Yay, at least one more state is doing this... Now to wait 18 more years for Illinois to follow suit..
Always have to be weary not to count chickens before they hatch when it comes to polling over marriage equality. As the hater crowd always likes to point out, marriage equality has never won a public vote. But we have good collection of progressive-minded states voting this year that could give us our first victory; probably more than than one; possibly all of them. Washington, Maryland, Maine, Minnesota. All of them are generally liberal-leaning states, and the polls show us ahead; the only one I'd really worry about is Minnesota, which has a large Michele Bachmann-style Evangelical population to contend with. But good for Washington in marching toward progress on both marriage equality and marijuana legalization though.
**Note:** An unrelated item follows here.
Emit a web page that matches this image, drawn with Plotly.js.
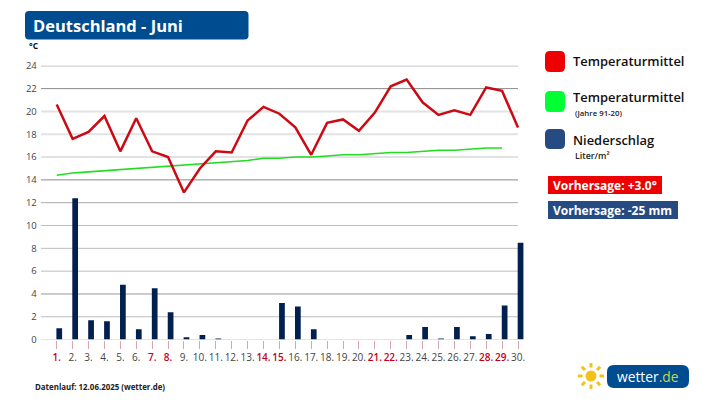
<!DOCTYPE html>
<html><head><meta charset="utf-8">
<script src="https://cdn.plot.ly/plotly-3.0.1.min.js"></script>
<style>html,body{margin:0;padding:0;background:#fff}#c{width:717px;height:403px}</style>
</head><body><div id="c"></div>
<script>
const days = [1,2,3,4,5,6,7,8,9,10,11,12,13,14,15,16,17,18,19,20,21,22,23,24,25,26,27,28,29,30];
const weekendDays = [1,7,8,14,15,21,22,28,29];
const tempMean = [20.6,17.6,18.2,19.6,16.5,19.4,16.5,16.0,12.9,15.0,16.5,16.4,19.2,20.4,19.8,18.6,16.2,19.0,19.3,18.3,19.9,22.2,22.8,20.8,19.7,20.1,19.7,22.1,21.8,18.6];
const tempClimate = [14.4,14.6,14.7,14.8,14.9,15.0,15.1,15.2,15.3,15.4,15.5,15.6,15.7,15.9,15.9,16.0,16.0,16.1,16.2,16.2,16.3,16.4,16.4,16.5,16.6,16.6,16.7,16.8,16.8];
const precipitation = [1.0,12.4,1.7,1.6,4.8,0.9,4.5,2.4,0.2,0.4,0.1,0,0,0,3.2,2.9,0.9,0,0,0,0,0,0.4,1.1,0.1,1.1,0.3,0.5,3.0,8.5];
const yTicks = [0,2,4,6,8,10,12,14,16,18,20,22,24];

const W=717,H=403;
const px=x=>x/W, py=y=>1-y/H;
const font="'Open Sans', sans-serif";
function rr(x0,y0,x1,y1,r,fill){
  const p=`M${px(x0+r)},${py(y0)} L${px(x1-r)},${py(y0)} Q${px(x1)},${py(y0)} ${px(x1)},${py(y0+r)} L${px(x1)},${py(y1-r)} Q${px(x1)},${py(y1)} ${px(x1-r)},${py(y1)} L${px(x0+r)},${py(y1)} Q${px(x0)},${py(y1)} ${px(x0)},${py(y1-r)} L${px(x0)},${py(y0+r)} Q${px(x0)},${py(y0)} ${px(x0+r)},${py(y0)} Z`;
  return {type:'path',xref:'paper',yref:'paper',path:p,fillcolor:fill,line:{width:0},layer:'above'};
}
function txt(x,y,text,size,color,weight,anchor){
  return {xref:'paper',yref:'paper',x:px(x),y:py(y),text:text,showarrow:false,xanchor:anchor||'left',yanchor:'middle',
    font:{family:font,size:size,color:color,weight:weight||400},borderpad:0,borderwidth:0};
}
const gridStyle=v=>{
  if([16,18,20].includes(v)) return {color:'#e2e2e2',width:2};
  if([14,22,24].includes(v)) return {color:'#8a8a8a',width:1};
  if(v===4) return {color:'#999',width:1};
  if(v===12) return {color:'#aaa',width:1};
  if(v===0) return {color:'#c4c4c4',width:1};
  return {color:'#bdbdbd',width:1};
};
const shapes=yTicks.map(v=>({type:'line',xref:'x',yref:'y',x0:0,x1:30,y0:v,y1:v,line:gridStyle(v),layer:'below'}));
shapes.push(rr(25,11,248.5,39.5,4,'#004c91'));
shapes.push(rr(545,51,565,72,5,'#ee0000'));
shapes.push(rr(545,91,565,112,5,'#00ff33'));
shapes.push(rr(545,129,565,149,5,'#264b82'));
shapes.push(rr(548,176,662,194,0.01,'#ee0000'));
shapes.push(rr(548,201,678,219,0.01,'#264b82'));
shapes.push(rr(607,365,689,388,7,'#004c91'));
const cx=591,cy=376;
shapes.push({type:'circle',xref:'paper',yref:'paper',x0:px(cx-5.5),x1:px(cx+5.5),y0:py(cy+5.5),y1:py(cy-5.5),fillcolor:'#f2c21a',line:{width:0},layer:'above'});
for(let i=0;i<8;i++){
  const a=i*Math.PI/4,c=Math.cos(a),s=Math.sin(a);
  shapes.push({type:'line',xref:'paper',yref:'paper',x0:px(cx+8.5*c),y0:py(cy+8.5*s),x1:px(cx+13*c),y1:py(cy+13*s),line:{color:'#f2c21a',width:3},layer:'above'});
}
const annotations=[
  txt(33,26,'Deutschland - Juni',16.5,'#ffffff',700),
  txt(29,45.5,'°C',8.5,'#111111',700),
  txt(573,61,'Temperaturmittel',12.9,'#111111',600),
  txt(573,96.5,'Temperaturmittel',12.9,'#111111',600),
  txt(575,113,'(Jahre 91-20)',7.8,'#222222',600),
  txt(573,140,'Niederschlag',12.9,'#111111',600),
  txt(575,156,'Liter/m²',8.8,'#222222',600),
  txt(553,185.5,'Vorhersage: +3.0°',12,'#ffffff',700),
  txt(553,210.5,'Vorhersage: -25 mm',12,'#ffffff',700),
  txt(35,386.5,'Datenlauf: 12.06.2025 (wetter.de)',7.9,'#222222',700),
  txt(616.5,376.5,'wetter<span style="color:#c6d64a">.de</span>',13.8,'#ffffff',400)
];
const tickText=days.map(d=>weekendDays.includes(d)?`<span style="color:#c40018;font-weight:600">${d}.</span>`:`${d}.`);
const traces=[
  {type:'bar',x:days,y:precipitation,width:0.36,offset:-0.02,marker:{color:'#02204f',line:{width:0}},cliponaxis:false,hoverinfo:'skip'},
  {type:'scatter',mode:'lines',x:days.slice(0,tempClimate.length),y:tempClimate,line:{color:'#22dd22',width:1.6},hoverinfo:'skip'},
  {type:'scatter',mode:'lines',x:days,y:tempMean,line:{color:'#cc0a14',width:2.5},cliponaxis:false,hoverinfo:'skip'}
];
const layout={
  width:W,height:H,margin:{l:0,r:0,t:0,b:0},paper_bgcolor:'#fff',plot_bgcolor:'#fff',showlegend:false,
  xaxis:{domain:[px(40.8),px(518+0.5*15.907)],range:[0,30.5],tickmode:'array',tickvals:days,ticktext:tickText,tickangle:0,
    showgrid:false,zeroline:false,showline:false,ticks:'outside',ticklen:8,tickwidth:1,tickcolor:'#d9a6ad',
    tickfont:{family:font,size:10,color:'#444'},automargin:false},
  yaxis:{domain:[py(339.6),py(65.8)],range:[0,24],tickmode:'array',tickvals:yTicks,ticktext:yTicks.map(String),
    showgrid:false,zeroline:false,showline:false,ticks:'',ticklabelstandoff:3,
    tickfont:{family:font,size:9.5,color:'#444'},automargin:false},
  shapes,annotations
};
Plotly.newPlot('c',traces,layout,{staticPlot:true,displayModeBar:false});
</script></body></html>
Though interesting that the marijuana proposal is 9 points ahead of marriage equality; wonder who the people are who support marijuana legalization but oppose marriage equality. ---------- Post added 9th Oct 2012 at 02:36 PM ---------- Is Illinois really that far behind? There are many states where 18 years seems unfortunately likely, since they have constitutional amendments banning marriage equality and offer nothing to gay couples. But Illinois has no such amendment, it already has full civil unions, and it's a fairly liberal-leaning state, with Democratic control. If Barack Obama really cared about showing his support for marriage equality, he should at least put pressure on Democrats in his own state to get this done.
Which is why November can't come soon enough. We need a few of these states to pass marriage equality and strike down proposed anti-equality amendments to shut that talking point up. As for Illinois... it'll take less than 18 years. I'd say 8 at most. My state will need 18 though. And our amendment is possibly the worst of any state's.